▶ **Dataset content**:
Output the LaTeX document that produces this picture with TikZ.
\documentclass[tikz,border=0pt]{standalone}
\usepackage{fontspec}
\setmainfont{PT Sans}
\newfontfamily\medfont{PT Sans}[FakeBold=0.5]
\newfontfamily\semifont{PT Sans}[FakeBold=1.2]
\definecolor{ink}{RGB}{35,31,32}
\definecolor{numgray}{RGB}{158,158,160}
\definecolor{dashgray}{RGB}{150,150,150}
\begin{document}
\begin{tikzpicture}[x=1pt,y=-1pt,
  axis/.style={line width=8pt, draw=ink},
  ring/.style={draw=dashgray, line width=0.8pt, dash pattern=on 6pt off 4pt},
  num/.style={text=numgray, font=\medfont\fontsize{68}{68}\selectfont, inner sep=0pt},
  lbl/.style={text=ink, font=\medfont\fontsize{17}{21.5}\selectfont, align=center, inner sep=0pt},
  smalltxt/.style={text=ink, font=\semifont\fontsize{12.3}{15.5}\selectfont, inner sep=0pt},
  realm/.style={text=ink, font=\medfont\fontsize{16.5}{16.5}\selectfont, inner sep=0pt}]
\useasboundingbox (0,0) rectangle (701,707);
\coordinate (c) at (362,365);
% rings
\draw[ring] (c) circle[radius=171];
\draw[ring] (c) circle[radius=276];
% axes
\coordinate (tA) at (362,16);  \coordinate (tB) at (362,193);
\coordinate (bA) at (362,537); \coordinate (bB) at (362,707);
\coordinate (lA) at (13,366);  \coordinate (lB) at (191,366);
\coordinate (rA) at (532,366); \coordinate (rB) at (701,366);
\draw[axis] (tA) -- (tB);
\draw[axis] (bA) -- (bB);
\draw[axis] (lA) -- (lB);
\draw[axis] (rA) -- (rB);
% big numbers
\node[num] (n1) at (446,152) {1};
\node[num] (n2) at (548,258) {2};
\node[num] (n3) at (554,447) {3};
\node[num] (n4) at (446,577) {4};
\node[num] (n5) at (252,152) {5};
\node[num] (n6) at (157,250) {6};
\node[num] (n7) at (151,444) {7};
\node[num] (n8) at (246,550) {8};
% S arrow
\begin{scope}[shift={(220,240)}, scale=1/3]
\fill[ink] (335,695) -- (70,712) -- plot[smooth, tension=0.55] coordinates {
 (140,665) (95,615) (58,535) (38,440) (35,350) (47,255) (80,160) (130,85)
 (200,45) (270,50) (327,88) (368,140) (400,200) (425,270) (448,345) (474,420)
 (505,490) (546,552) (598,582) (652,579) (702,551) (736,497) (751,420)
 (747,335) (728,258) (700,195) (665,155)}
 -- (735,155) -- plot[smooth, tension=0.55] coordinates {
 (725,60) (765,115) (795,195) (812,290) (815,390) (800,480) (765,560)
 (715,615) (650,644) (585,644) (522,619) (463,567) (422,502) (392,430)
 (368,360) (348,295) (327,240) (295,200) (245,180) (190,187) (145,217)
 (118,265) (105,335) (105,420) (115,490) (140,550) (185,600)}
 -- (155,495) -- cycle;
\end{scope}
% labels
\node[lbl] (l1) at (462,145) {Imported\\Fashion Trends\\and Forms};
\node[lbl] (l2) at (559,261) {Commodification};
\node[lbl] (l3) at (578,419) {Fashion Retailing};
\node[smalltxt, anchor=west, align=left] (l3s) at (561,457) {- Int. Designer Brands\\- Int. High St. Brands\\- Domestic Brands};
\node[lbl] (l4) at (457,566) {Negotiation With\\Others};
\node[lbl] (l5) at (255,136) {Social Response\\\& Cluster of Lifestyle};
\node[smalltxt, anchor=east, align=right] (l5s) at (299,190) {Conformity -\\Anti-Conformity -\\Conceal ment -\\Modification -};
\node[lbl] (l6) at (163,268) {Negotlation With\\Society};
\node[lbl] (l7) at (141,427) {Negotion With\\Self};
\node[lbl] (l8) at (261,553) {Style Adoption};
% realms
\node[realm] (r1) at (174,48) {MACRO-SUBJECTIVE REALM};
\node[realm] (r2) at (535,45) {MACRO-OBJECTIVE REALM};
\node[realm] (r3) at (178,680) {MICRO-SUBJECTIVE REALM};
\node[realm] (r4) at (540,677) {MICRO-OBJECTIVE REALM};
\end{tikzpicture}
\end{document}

...

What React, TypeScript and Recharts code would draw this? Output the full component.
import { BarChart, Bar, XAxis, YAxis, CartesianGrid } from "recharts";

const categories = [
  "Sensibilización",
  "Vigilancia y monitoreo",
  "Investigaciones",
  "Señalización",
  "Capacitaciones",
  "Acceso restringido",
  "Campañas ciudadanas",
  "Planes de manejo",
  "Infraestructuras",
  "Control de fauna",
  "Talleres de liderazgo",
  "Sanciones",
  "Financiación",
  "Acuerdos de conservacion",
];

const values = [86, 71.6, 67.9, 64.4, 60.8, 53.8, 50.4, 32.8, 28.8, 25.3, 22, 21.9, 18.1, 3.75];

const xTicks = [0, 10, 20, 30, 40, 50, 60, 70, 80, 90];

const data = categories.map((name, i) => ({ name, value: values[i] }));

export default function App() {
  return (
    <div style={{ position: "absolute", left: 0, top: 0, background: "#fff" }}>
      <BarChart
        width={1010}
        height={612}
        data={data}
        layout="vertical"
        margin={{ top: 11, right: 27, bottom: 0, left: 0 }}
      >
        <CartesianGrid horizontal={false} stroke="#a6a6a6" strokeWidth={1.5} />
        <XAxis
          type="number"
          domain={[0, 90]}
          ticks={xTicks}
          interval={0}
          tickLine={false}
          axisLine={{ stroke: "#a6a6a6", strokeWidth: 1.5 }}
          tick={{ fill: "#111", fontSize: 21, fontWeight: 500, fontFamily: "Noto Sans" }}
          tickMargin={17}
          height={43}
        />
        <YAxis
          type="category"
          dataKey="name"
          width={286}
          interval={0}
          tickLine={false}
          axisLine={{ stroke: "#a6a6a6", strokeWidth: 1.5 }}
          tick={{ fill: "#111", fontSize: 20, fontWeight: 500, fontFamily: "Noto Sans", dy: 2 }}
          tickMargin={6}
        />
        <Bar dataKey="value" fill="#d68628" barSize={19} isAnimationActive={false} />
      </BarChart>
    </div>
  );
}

▶ **Goal**: Quote word for word every line from the one that has "What React, TypeScript" through the one that has "const data = categories.map((name, i)".

▶ **Output for this exercise**:
What React, TypeScript and Recharts code would draw this? Output the full component.
import { BarChart, Bar, XAxis, YAxis, CartesianGrid } from "recharts";

const categories = [
  "Sensibilización",
  "Vigilancia y monitoreo",
  "Investigaciones",
  "Señalización",
  "Capacitaciones",
  "Acceso restringido",
  "Campañas ciudadanas",
  "Planes de manejo",
  "Infraestructuras",
  "Control de fauna",
  "Talleres de liderazgo",
  "Sanciones",
  "Financiación",
  "Acuerdos de conservacion",
];

const values = [86, 71.6, 67.9, 64.4, 60.8, 53.8, 50.4, 32.8, 28.8, 25.3, 22, 21.9, 18.1, 3.75];

const xTicks = [0, 10, 20, 30, 40, 50, 60, 70, 80, 90];

const data = categories.map((name, i) => ({ name, value: values[i] }));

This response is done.